L’Amérique latine a été un repaire de nazis après la Seconde Guerre mondiale et on voit très bien ici qu’ils ont facilement trouvé à se recycler grâce aux dictatures qui sévissaient alors…
Sur un thème légèrement différent mais proche j’avais beaucoup aimé « Luz ou le temps sauvage d’Elsa Osorio, je n’ai pas vu ce roman dans la masse des parutions mais je relève la référence
Luz ou le temps sauvage est dans ma PAL, j’ai hâte de le lire, cette histoire vue par une Argentine sera sans aucun doute très intéressante.

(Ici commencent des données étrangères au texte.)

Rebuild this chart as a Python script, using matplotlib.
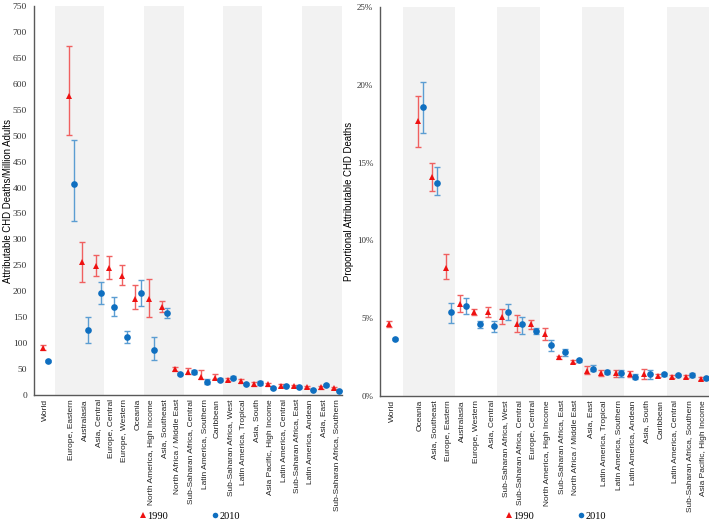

Je partage ton avis sur la sensibilmité de l’auteure. Un roman très fort sur un sujet trop longtemps tabou.
Le sujet est toujours très prégnant là-bas : il y a encore des gens qui attendent, qui espèrent, des mères qui ne savent pas ce que sont devenus leurs enfants…
Lu l’an dernier, je me souviens encore de cette histoire : elle m’a marquée pour un petit bout de temps, signe de réussite du livre (pour moi). 😉
Oh oui, tout à fait, ce livre ne fait pas partie de ceux qu’on oublie rapidement.
Je suis très tentée!
N’hésite donc pas, c’est vraiment une réussite sur un thème aussi difficile, qui aurait pu sombrer dans les grosses ficelles du pathos.
Je m’intéresse à ce sujet depuis plusieurs années (depuis un petit séjour en Argentine où voir ces grand-mères défiler m’avait vraiment émue). J’ai offert ce livre à ma cousine l’année passée vu qu’elle partait justement en Argentine. Elle l’a adoré et il faut que je pense à le lui emprunter à l’occasion … ou alors le poche devrait bientôt sortir… Merci en tous cas pour le rappel!
Il doit être en effet émouvant de voir ces femmes perpétrer le souvenirs de leurs disparus. Lis ce livre, tu ne pourras pas être déçue.
Bonsoir Ys, noté. Les généraux n’en ont pas fini de solder leur compte d’atrocités. J’en profite pour te signaler un livre découvert par hasard et qui s’est révélé être une jolie surprise.
http://moustafette.canalblog.com/archives/2010/10/27/index.html
Merci du conseil !
Ce livre n’a pas l’air facile car cette période de l’Argentine a été particulièrement dure. Pourtant tu me donnes envie de lire ce roman car j’adore ce pays, et l’Amérique du sud en général…
Ça n’est pas un livre difficile à lire, c’est le sujet qui l’est mais l’écriture et le style sont limpides.